Für die rechtsextremistische Szene war der Prozessbeginn gegen den aus Kanada ausgewiesenen Zündel Anlass für ein Stelldichein. Auf den Zuschauerbänken nahm unter anderen der wegen Volksverhetzung verurteilte Ex-NPD-Chef Günther Deckert Platz. NPD-Vorstandsmitglied Thomas Wulff fungierte in der ersten Reihe als eine Art persönlicher Beistand für einen der Wahlverteidiger, die Zündel engagiert hat. Andere Zuschauer aus dem rechtsradikalen Spektrum machten sich durch lautstarke Applausbekundungen für die Verteidigung bemerkbar. Richter Meinerzhagen drohte mehrmals mit der Räumung des Saales, um eine einigermaßen ruhige Verhandlung zu garantieren.
Beinahe zehn Jahre lang hat die Staatsanwaltschaft Mannheim gegen Zündel ermittelt, der als einer der aktivsten so genannten Revisionisten gilt. Sie wirft ihm vor, von Kanada und den USA aus weltweit die "Ausschwitz-Lüge" verbreitet zu haben. Sowohl auf seiner Internet-Homepage als auch in seinen "Germania-Rundbriefen" soll er nazistische und antisemitische Propaganda betrieben und dabei den Massenmord an Millionen von Juden geleugnet haben.

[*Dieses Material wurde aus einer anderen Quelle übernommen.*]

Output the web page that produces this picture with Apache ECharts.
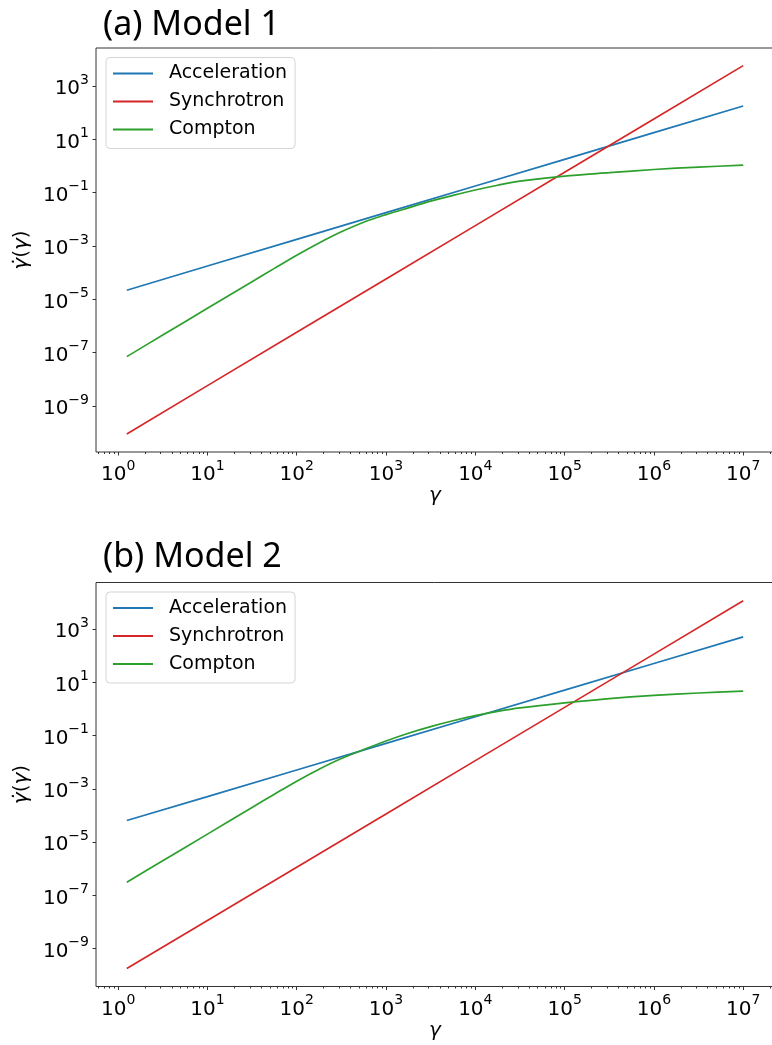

Zündel drohen deshalb bis zu fünf Jahre Haft, denn laut einem Grundsatzurteil des Bundesgerichtshofs kann die Auschwitz-Lüge auch dann nach dem deutschen Strafgesetz geahndet werden, wenn sie vom Ausland aus verbreitet wird. Voraussetzung ist, dass die Äußerungen in der Bundesrepublik zugänglich gemacht wurden - und Zündels Internetseite kann bis heute von Deutschland aus aufgerufen werden.
Zur Verlesung seiner über 20-seitigen Anklageschrift kam der zuständige Staatsanwalt Andreas Grossmann beim Prozessauftakt aber erst gar nicht. Stattdessen lieferten sich Kammer und Verteidigung einen heftigen Schlagabtausch.

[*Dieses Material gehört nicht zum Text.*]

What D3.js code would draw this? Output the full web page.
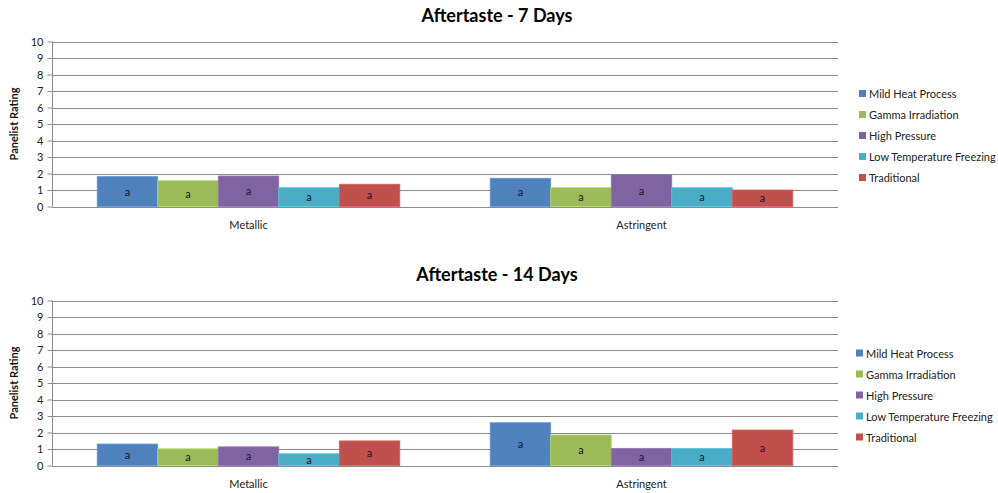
<!DOCTYPE html>
<html><head><meta charset="utf-8">
<script src="https://cdn.jsdelivr.net/npm/d3@7"></script>
<style>
body{margin:0;background:#fff;}
svg{display:block;font-family:Lato,"Open Sans",sans-serif;}
</style></head>
<body><svg id="c" width="998" height="493"></svg>
<script>
const categories = ["Metallic", "Astringent"];
const seriesNames = ["Mild Heat Process", "Gamma Irradiation", "High Pressure", "Low Temperature Freezing", "Traditional"];
const seriesColors = ["#4F81BD", "#9BBB59", "#8064A2", "#4BACC6", "#C0504D"];
const days7 = [[1.81, 1.71], [1.56, 1.14], [1.85, 1.93], [1.14, 1.14], [1.35, 1.0]];
const days14 = [[1.30, 2.59], [1.01, 1.85], [1.13, 1.04], [0.71, 1.04], [1.49, 2.15]];
const letters7 = [["a","a"],["a","a"],["a","a"],["a","a"],["a","a"]];
const letters14 = [["a","a"],["a","a"],["a","a"],["a","a"],["a","a"]];
const yTicks = [0,1,2,3,4,5,6,7,8,9,10];
const titles = ["Aftertaste - 7 Days", "Aftertaste - 14 Days"];

const svg = d3.select("#c");

function drawChart(cfg){
  const g = svg.append("g");
  const y = d3.scaleLinear().domain([0,10]).range([cfg.y0, cfg.y10]);
  const x0 = d3.scaleBand().domain(categories).range([cfg.xl, cfg.xr]).paddingInner(0.23).paddingOuter(0.115);
  const x1 = d3.scaleBand().domain(seriesNames).range([0, x0.bandwidth()]);

  g.append("text").attr("x", 497).attr("y", cfg.titleY).attr("text-anchor","middle")
    .style("font-size","18px").style("font-weight","bold").attr("fill","#000").text(cfg.title);

  g.selectAll(".grid").data(yTicks).join("line")
    .attr("x1", cfg.xl).attr("x2", cfg.xr)
    .attr("y1", d=>Math.round(y(d))+0.5).attr("y2", d=>Math.round(y(d))+0.5)
    .attr("stroke", "#8c8c8c").attr("stroke-width",1);

  const ax = g.append("g").attr("transform", `translate(${cfg.xl+0.5},0)`)
    .call(d3.axisLeft(y).tickValues(yTicks).tickSize(5).tickPadding(4).tickFormat(d3.format("d")));
  ax.select(".domain").attr("stroke","#8c8c8c").attr("d", `M-0,${cfg.y0}V${cfg.y10}`);
  ax.selectAll(".tick line").attr("stroke","#8c8c8c");
  ax.selectAll(".tick text").style("font-size","11px").style("font-family","Lato, sans-serif").attr("fill","#222");

  g.append("text").attr("transform", `translate(18,${(cfg.y0+cfg.y10)/2}) rotate(-90)`)
    .attr("text-anchor","middle").style("font-size","11px").style("font-weight","bold").attr("fill","#111")
    .text("Panelist Rating");

  const rows = [];
  seriesNames.forEach((s,i)=>categories.forEach((c,j)=>rows.push({s, c, v: cfg.data[i][j], l: cfg.letters[i][j], col: seriesColors[i]})));

  g.selectAll(".bar").data(rows).join("rect")
    .attr("x", d=>x0(d.c)+x1(d.s)).attr("width", x1.bandwidth())
    .attr("y", d=>y(d.v)).attr("height", d=>y(0)-y(d.v))
    .attr("fill", d=>d.col).attr("stroke", d=>d3.color(d.col).brighter(0.4)).attr("stroke-width",0.8);

  g.selectAll(".lbl").data(rows).join("text")
    .attr("x", d=>x0(d.c)+x1(d.s)+x1.bandwidth()/2)
    .attr("y", d=>(y(d.v)+y(0))/2+4)
    .attr("text-anchor","middle").style("font-size","11px").attr("fill","#141428").text(d=>d.l);

  g.selectAll(".cat").data(categories).join("text")
    .attr("x", d=>x0(d)+x0.bandwidth()/2).attr("y", cfg.y0+22)
    .attr("text-anchor","middle").style("font-size","11px").attr("fill","#222").text(d=>d);

  const lg = g.append("g");
  seriesNames.forEach((s,i)=>{
    const yy = cfg.legY + i*21;
    lg.append("rect").attr("x", cfg.legX).attr("y", yy-4).attr("width",7).attr("height",7).attr("fill", seriesColors[i]);
    lg.append("text").attr("x", cfg.legX+10).attr("y", yy+4).style("font-size","11px").attr("fill","#222").text(s);
  });
}

drawChart({title: titles[0], titleY: 22, data: days7, letters: letters7, xl: 52, xr: 838, y0: 206.5, y10: 41.5, legX: 859, legY: 94});
drawChart({title: titles[1], titleY: 281, data: days14, letters: letters14, xl: 52, xr: 838, y0: 465.5, y10: 300.5, legX: 856, legY: 353.5});
</script></body></html>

Im Mittelpunkt der Auseinandersetzung stand Horst Mahler, einst Unterstützer der Terrororganisation RAF, heute ein Aushängeschild der rechtsextremen Szene. Der Jurist hatte trotz eines gegen ihn verhängten Berufsverbots als angeblicher "Assistent" von Zündels Anwältin Sylvia Stolz bei den Verteidigern Platz genommen. Er könnte der "Ghostwriter" der Verteidigerseite sein, vermutet die Staatsanwaltschaft. Das Gericht verbannte Mahler schließlich von der Verteidigerbank, stieß damit aber auf heftige Gegenwehr. Erst als zwei Sicherheitsbeamte anrückten, räumte Mahler freiwillig das Feld.
In einem weiteren Beschluss entschied das Gericht, Stolz von ihrer Berufung zur Pflichtverteidigerin zu entbinden, weil sie weder eine geeignete Verteidigung noch ein geordnetes Verfahren garantieren könne. Richter Meinerzhagen setzte sich damit einer Tirade von Beschimpfungen aus. Wahlverteidiger Jürgen Rieger, ebenfalls wegen Volksverhetzung verurteilt, sprach von einem "einzigen Skandal" und sah die Verteidigung durch das Gericht "diffamiert". Die geschasste Pflichtverteidigerin sagte offenbar, die Argumentation des Gerichts müsse einem "kranken Gehirn" entsprungen sein.
Der Angeklagte sagte, Stolz habe sein Vertrauen und werde ihn weiter vertreten. Da das Gericht erwägt, einen neuen Pflichtverteidiger zu bestellen, droht jedoch die Aussetzung des Verfahrens auf unbestimmte Zeit. Zunächst soll am 15. November aber über den Befangenheitsantrag gegen Meinerzhagen entschieden werden, mit der die Verteidigung auf die Gerichtsbeschlüsse reagiert hatte.